Provided material:

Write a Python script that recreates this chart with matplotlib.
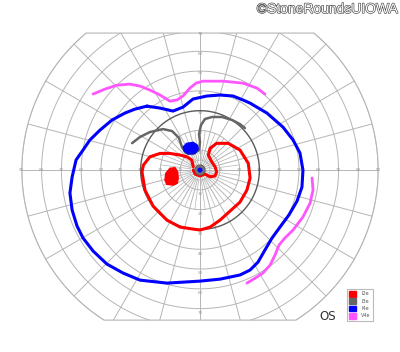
import numpy as np
import matplotlib
matplotlib.use("Agg")
import matplotlib.pyplot as plt
from matplotlib.patches import Polygon, Circle, Patch
import matplotlib.patheffects as pe

# Goldmann visual field, left eye (OS)
# all isopter points in degrees: x to the right, y up, fixation at (0, 0)

# I2e isopter (red, closed)
i2e_x = [-3.4, -4.2, -6.7, -10.1, -15.2, -20.2, -25.3, -28.6, -29.3, -27.8, -23.7, -16.7, -10.1,
         -3.5, 0.0, 5.1, 10.1, 15.2, 20.2, 23.7, 25.3, 24.4, 20.2, 14.3, 8.4, 5.1, 4.2, 5.9, 7.6,
         8.4, 7.6, 5.1, 2.5, 0.0, -2.5, -3.4]
i2e_y = [1.7, 5.1, 6.7, 7.6, 8.4, 8.4, 6.7, 2.5, -1.0, -10.1, -18.2, -25.3, -28.8,
         -29.8, -30.3, -28.8, -25.3, -20.7, -16.2, -10.1, -4.0, 3.4, 10.1, 13.5, 13.5, 11.0, 7.6, 4.2, 1.7,
         -0.9, -3.0, -3.4, -2.0, -3.0, -2.0, 0.0]

# I2e blind spot (red, filled)
spot_x = [-15.2, -12.6, -11.3, -11.0, -11.5, -13.5, -16.8, -17.7, -17.3]
spot_y = [0.9, 1.2, -0.9, -4.2, -6.7, -7.6, -7.2, -5.1, -1.7]

# I3e isopter (gray, open)
i3e_x = [-34.3, -30.3, -25.3, -18.7, -14.1, -10.6, -9.1, -7.1, -3.5, -0.5, 0.0, -0.5, 0.5,
         2.5, 6.1, 11.1, 16.2, 20.2, 22.7]
i3e_y = [13.6, 16.7, 19.2, 20.7, 19.7, 16.2, 11.6, 8.6, 8.1, 10.1, 14.1, 18.2, 22.7,
         25.8, 26.8, 26.8, 25.3, 23.2, 21.2]

# I4e isopter (blue, closed)
i4e_x = [-26.8, -20.2, -13.6, -8.6, -3.5, 3.5, 10.1, 16.7, 21.7, 25.3, 33.8, 41.9, 47.0, 50.5,
         52.0, 51.5, 49.0, 44.9, 40.4, 36.4, 32.8, 29.3, 25.3, 20.2, 10.1, 0.0, -16.7, -30.3,
         -38.9, -47.0, -54.0, -59.1, -62.1, -64.6, -65.7, -64.6, -62.6, -59.1, -55.6, -50.5,
         -44.4, -37.9, -32.8, -26.8]
i4e_y = [32.3, 31.3, 29.8, 31.8, 35.9, 37.4, 37.9, 37.4, 35.4, 33.8, 28.8, 21.7, 15.2, 8.6,
         0.0, -8.6, -15.7, -22.7, -28.8, -34.3, -40.4, -46.5, -50.5, -53.0, -55.1, -56.1, -57.1, -55.6,
         -52.0, -47.5, -40.9, -34.3, -28.3, -20.2, -11.6, -3.5, 5.1, 10.1, 15.2, 20.2,
         25.3, 28.8, 30.8, 32.3]

# I4e small island above fixation (blue, filled)
isl_x = [-6.7, -3.4, -1.4, -0.9, -2.5, -5.9, -8.1, -8.4]
isl_y = [13.5, 14.0, 12.6, 10.5, 8.4, 8.1, 9.7, 11.8]

# V4e isopter, superior and nasal-inferior pieces (magenta, open)
v4e_top_x = [-54.0, -48.0, -41.9, -35.4, -30.3, -25.3, -20.2, -15.2, -11.6, -8.6, -5.1, -2.0,
             1.5, 11.6, 21.7, 28.8, 32.8]
v4e_top_y = [38.4, 40.9, 42.9, 43.4, 42.4, 40.4, 37.9, 34.8, 35.4, 37.4, 41.4, 43.9,
             44.9, 44.9, 43.9, 41.4, 38.4]
v4e_low_x = [56.6, 57.1, 55.6, 52.0, 47.0, 42.9, 39.9, 37.9, 35.4, 31.8, 28.8, 23.7]
v4e_low_y = [-4.0, -10.1, -16.7, -23.7, -30.3, -34.3, -37.9, -42.9, -48.0, -52.0, -54.0, -57.1]

# fixation marks
fix_ring = 2.6
fix_dot = 1.3

# chart net
rings = [10, 20, 30, 40, 50, 60, 70, 80, 90]
meridians = np.arange(0, 360, 15)
inner_meridians = np.arange(7.5, 360, 15)
top_lim = 69.2
bottom_lim = -75.8
h_labels = [10, 20, 30, 40, 50, 60, 70, 80, 90]
v_labels = [10, 20, 30, 40, 50, 60, 70]

legend_names = ["I2e", "I3e", "I4e", "V4e"]
legend_colors = ["#ff0000", "#666666", "#0000ff", "#ff55ff"]

grid_col = "#b5b5b5"

fig = plt.figure(figsize=(4, 3.52), dpi=100)
ax = fig.add_axes([0, 0, 1, 1])
ax.set_xlim(-101.0, 101.0)
ax.set_ylim(-91.9, 85.9)
ax.set_aspect("equal")
ax.axis("off")

# outline of the chart, also used to clip the net
t = np.linspace(0, 2 * np.pi, 1441)
bx = 90 * np.cos(t)
by = np.clip(90 * np.sin(t), bottom_lim, top_lim)
border = Polygon(np.column_stack([bx, by]), closed=True, fill=False,
                 edgecolor=grid_col, lw=0.8, zorder=1)
ax.add_patch(border)

for r in rings:
    if r == 30:
        ln, = ax.plot(r * np.cos(t), r * np.sin(t), color="#5a5a5a", lw=1.0, zorder=2)
    else:
        ln, = ax.plot(r * np.cos(t), r * np.sin(t), color=grid_col, lw=0.7, zorder=1)
    ln.set_clip_path(border)

ax.plot(5 * np.cos(t), 5 * np.sin(t), color=grid_col, lw=0.5, zorder=1)
for a in np.radians(meridians):
    ln, = ax.plot([0, 90 * np.cos(a)], [0, 90 * np.sin(a)], color=grid_col, lw=0.7, zorder=1)
    ln.set_clip_path(border)
for a in np.radians(inner_meridians):
    ax.plot([5 * np.cos(a), 20 * np.cos(a)], [5 * np.sin(a), 20 * np.sin(a)],
            color=grid_col, lw=0.5, zorder=1)

for r in h_labels:
    for s in (-1, 1):
        ax.text(s * r, 0, str(r), fontsize=3, color="#999999", ha="center", va="center", zorder=1.5)
for r in v_labels:
    ax.text(0, r - 1.2, str(r), fontsize=3, color="#999999", ha="center", va="center", zorder=1.5)
    ax.text(0, -r - 2.2, str(r), fontsize=3, color="#999999", ha="center", va="center", zorder=1.5)

# isopters
kw = dict(solid_joinstyle="round", solid_capstyle="round", zorder=5)
ax.plot(v4e_top_x, v4e_top_y, color=legend_colors[3], lw=2.0, **kw)
ax.plot(v4e_low_x, v4e_low_y, color=legend_colors[3], lw=2.0, **kw)
ax.plot(i4e_x, i4e_y, color=legend_colors[2], lw=2.2, **kw)
ax.plot(i3e_x, i3e_y, color=legend_colors[1], lw=1.8, **kw)
ax.plot(i2e_x, i2e_y, color=legend_colors[0], lw=2.2, **kw)

ax.add_patch(Polygon(np.column_stack([spot_x, spot_y]), closed=True,
                     facecolor=legend_colors[0], edgecolor=legend_colors[0], lw=1, zorder=6))
ax.add_patch(Polygon(np.column_stack([isl_x, isl_y]), closed=True,
                     facecolor=legend_colors[2], edgecolor=legend_colors[2], lw=1, zorder=6))
ax.add_patch(Circle((0, 0), fix_ring, facecolor="#777777", edgecolor="#555555", lw=0.6, zorder=6))
ax.add_patch(Circle((0, 0), fix_dot, facecolor=legend_colors[2], edgecolor="none", zorder=7))

handles = [Patch(facecolor=c, edgecolor=c) for c in legend_colors]
leg = ax.legend(handles, legend_names, loc="lower right", bbox_to_anchor=(373 / 400, 31 / 352),
                bbox_transform=fig.transFigure, fontsize=3.5, frameon=True, fancybox=False,
                edgecolor="#aaaaaa", handlelength=1.4, handleheight=1.4, borderpad=0.5,
                labelspacing=0.35, handletextpad=1.0, borderaxespad=0)
leg.get_frame().set_linewidth(0.8)
for txt in leg.get_texts():
    txt.set_color("#555555")

fig.text(328 / 400, 1 - 317 / 352, "OS", fontsize=8.5, color="#333333", ha="center", va="center")
fig.text(398 / 400, 1 - 9 / 352, "\u00a9StoneRoundsUIOWA", fontsize=10, family="Liberation Sans",
         color="white", ha="right", va="center",
         path_effects=[pe.withStroke(linewidth=0.9, foreground="#444444")])

fig.savefig("out.png", dpi=100)
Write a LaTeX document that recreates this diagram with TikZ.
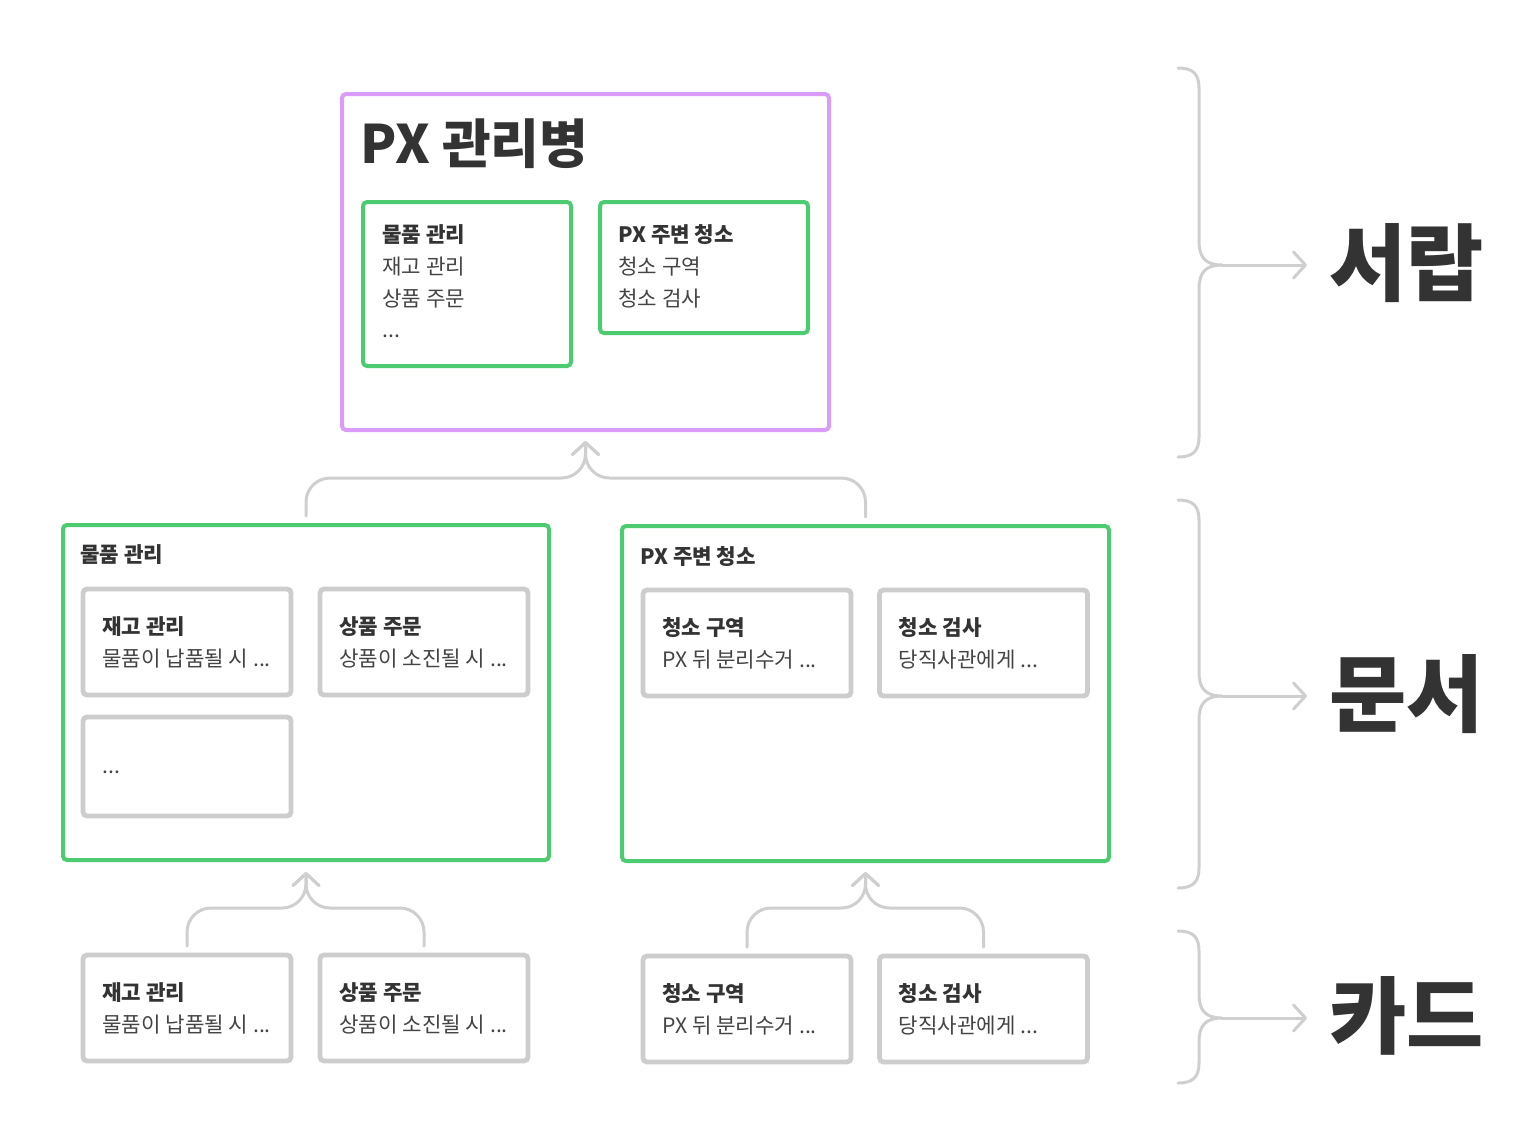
\documentclass[tikz,border=0pt]{standalone}
\usepackage{fontspec}
\setmainfont{Noto Sans CJK KR}
\usetikzlibrary{arrows.meta}
\definecolor{pur}{HTML}{DA9CF8}
\definecolor{grn}{HTML}{4DCB71}
\definecolor{gry}{HTML}{CDCDCD}
\definecolor{lgry}{HTML}{CFCFCF}
\definecolor{ink}{HTML}{333333}
\definecolor{ink2}{HTML}{444444}
\newcommand{\mycard}[5]{%
  \node[cbox, minimum width=104pt, minimum height=53pt] (#1) at (#2,#3) {};
  \node[tb] (#1-t) at (#2-85,#3-15) {#4};
  \node[tr] (#1-d) at (#2-85,#3+17) {#5};}
\newcommand{\mybrace}[3]{%
  \draw[brace] (1178,#1) .. controls (1193,#1) and (1199,#1+6) .. (1199,#1+20)
    -- (1199,#2-24) .. controls (1199,#2-8) and (1205,#2) .. (1222,#2)
    .. controls (1205,#2) and (1199,#2+8) .. (1199,#2+24)
    -- (1199,#3-20) .. controls (1199,#3-6) and (1193,#3) .. (1178,#3);}
\begin{document}
\begin{tikzpicture}[x=0.5pt,y=-0.5pt,
  frame/.style={draw=#1, line width=2pt, rounded corners=2pt, inner sep=0pt, outer sep=0pt},
  pbox/.style={frame=pur},
  gbox/.style={frame=grn},
  cbox/.style={frame=gry, line width=2.4pt},
  tb/.style={anchor=west, inner sep=0pt, text=ink, font=\fontsize{10.6}{13}\selectfont\bfseries},
  tr/.style={anchor=west, inner sep=0pt, text=ink2, font=\fontsize{10.6}{13}\selectfont},
  big/.style={anchor=west, inner sep=0pt, text=ink, font=\fontsize{42}{46}\selectfont\bfseries},
  conn/.style={draw=lgry, line width=1.5pt, rounded corners=12pt, line cap=round,
    -{Straight Barb[length=6pt,width=13pt,round]}},
  brace/.style={draw=lgry, line width=1.5pt, line cap=round},
]
\fill[white] (0,0) rectangle (1531,1125);
\useasboundingbox (0,0) rectangle (1531,1125);

\coordinate (hTop) at (0,478);
\coordinate (tipTop) at (585.5,441);
\coordinate (hL) at (0,908);
\coordinate (tipL) at (306,872);
\coordinate (hR) at (0,908);
\coordinate (tipR) at (865.5,872);

% top level (drawer)
\node[pbox, minimum width=243.5pt, minimum height=168pt] (P) at (585.5,262) {};
\node[anchor=base west, inner sep=0pt, text=ink, font=\fontsize{26.5}{31}\selectfont\bfseries] (title) at (360,163) {PX 관리병};
\node[gbox, minimum width=104pt, minimum height=82pt] (G1) at (467,284) {};
\node[gbox, minimum width=104pt, minimum height=65.5pt] (G2) at (704,267.5) {};
\node[tb] (g1a) at (382,235) {물품 관리};
\node[tr] (g1b) at (382,267) {재고 관리};
\node[tr] (g1c) at (382,299) {상품 주문};
\node[tr] (g1d) at (382,336) {...};
\node[tb] (g2a) at (618,235) {PX 주변 청소};
\node[tr] (g2b) at (618,267) {청소 구역};
\node[tr] (g2c) at (618,299) {청소 검사};

% documents
\node[gbox, minimum width=243pt, minimum height=167.5pt] (DL) at (306,692.5) {};
\node[gbox, minimum width=243.5pt, minimum height=167.5pt] (DR) at (865.5,693.5) {};
\node[tb] (DLt) at (80,555) {물품 관리};
\node[tb] (DRt) at (640,557) {PX 주변 청소};
\mycard{c11}{187}{642}{재고 관리}{물품이 납품될 시 ...}
\mycard{c12}{424}{642}{상품 주문}{상품이 소진될 시 ...}
\node[cbox, minimum width=104pt, minimum height=49.5pt] (c13) at (187,766.5) {};
\node[tr] (c13-d) at (102,772) {...};
\mycard{c21}{747}{643}{청소 구역}{PX 뒤 분리수거 ...}
\mycard{c22}{983.5}{643}{청소 검사}{당직사관에게 ...}

% cards
\mycard{b1}{187}{1008}{재고 관리}{물품이 납품될 시 ...}
\mycard{b2}{424}{1008}{상품 주문}{상품이 소진될 시 ...}
\mycard{b3}{747}{1009}{청소 구역}{PX 뒤 분리수거 ...}
\mycard{b4}{983.5}{1009}{청소 검사}{당직사관에게 ...}

% merging connectors
\draw[conn, shorten <=4.5pt] (DL.north) -- (DL.north |- hTop) -- (tipTop |- hTop) -- (tipTop);
\draw[conn, shorten <=4.5pt] (DR.north) -- (DR.north |- hTop) -- (tipTop |- hTop) -- (tipTop);
\draw[conn, shorten <=4.5pt] (b1.north) -- (b1.north |- hL) -- (tipL |- hL) -- (tipL);
\draw[conn, shorten <=4.5pt] (b2.north) -- (b2.north |- hL) -- (tipL |- hL) -- (tipL);
\draw[conn, shorten <=4.5pt] (b3.north) -- (b3.north |- hR) -- (tipR |- hR) -- (tipR);
\draw[conn, shorten <=4.5pt] (b4.north) -- (b4.north |- hR) -- (tipR |- hR) -- (tipR);

% braces and level labels
\mybrace{68}{265}{457}
\mybrace{500}{696}{888}
\mybrace{931}{1018}{1083}
\coordinate (j1) at (1222,265);
\coordinate (j2) at (1222,696);
\coordinate (j3) at (1222,1018);
\node[big] (L1) at (1329,263) {서랍};
\node[big] (L2) at (1329,694) {문서};
\node[big] (L3) at (1329,1016) {카드};
\draw[conn, rounded corners=0pt, shorten >=11pt] (j1) -- (j1 -| L1.west);
\draw[conn, rounded corners=0pt, shorten >=11pt] (j2) -- (j2 -| L2.west);
\draw[conn, rounded corners=0pt, shorten >=11pt] (j3) -- (j3 -| L3.west);
\end{tikzpicture}
\end{document}
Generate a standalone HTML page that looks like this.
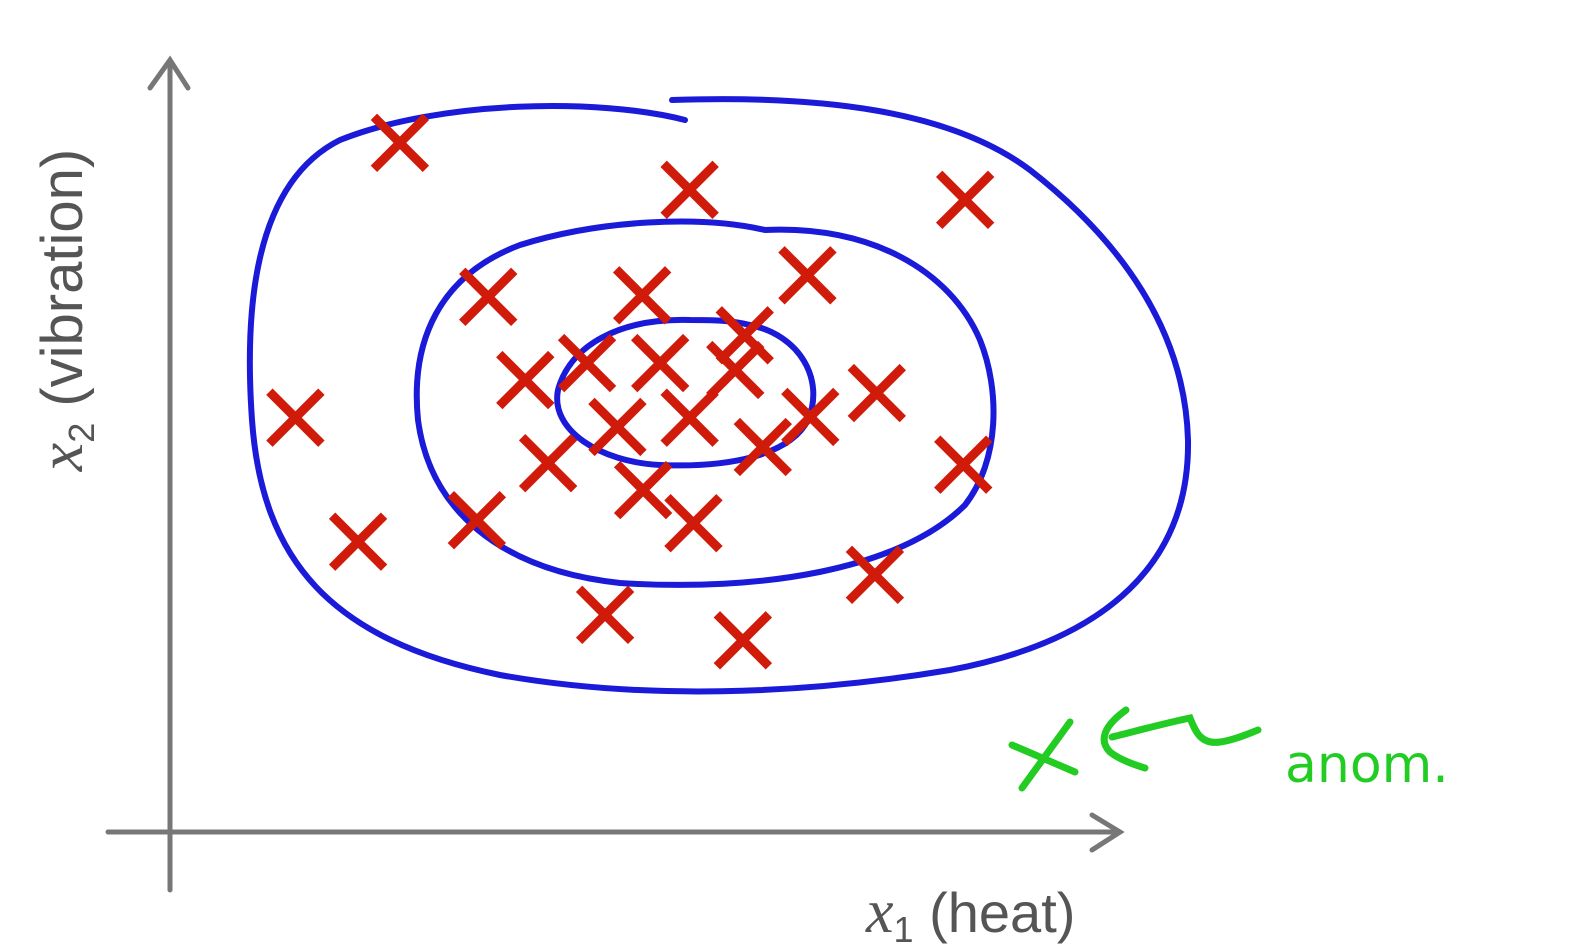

Directive: Restate the material word for word from its first line through the line containing "import matplotlib.patheffects as pe", both included; the pictures do not belong in it.

Result of this exercise:
Write a Python script that recreates this chart with matplotlib.
import numpy as np
import matplotlib
matplotlib.use("Agg")
import matplotlib.pyplot as plt
from matplotlib.patches import Polygon, Circle, Patch
import matplotlib.patheffects as pe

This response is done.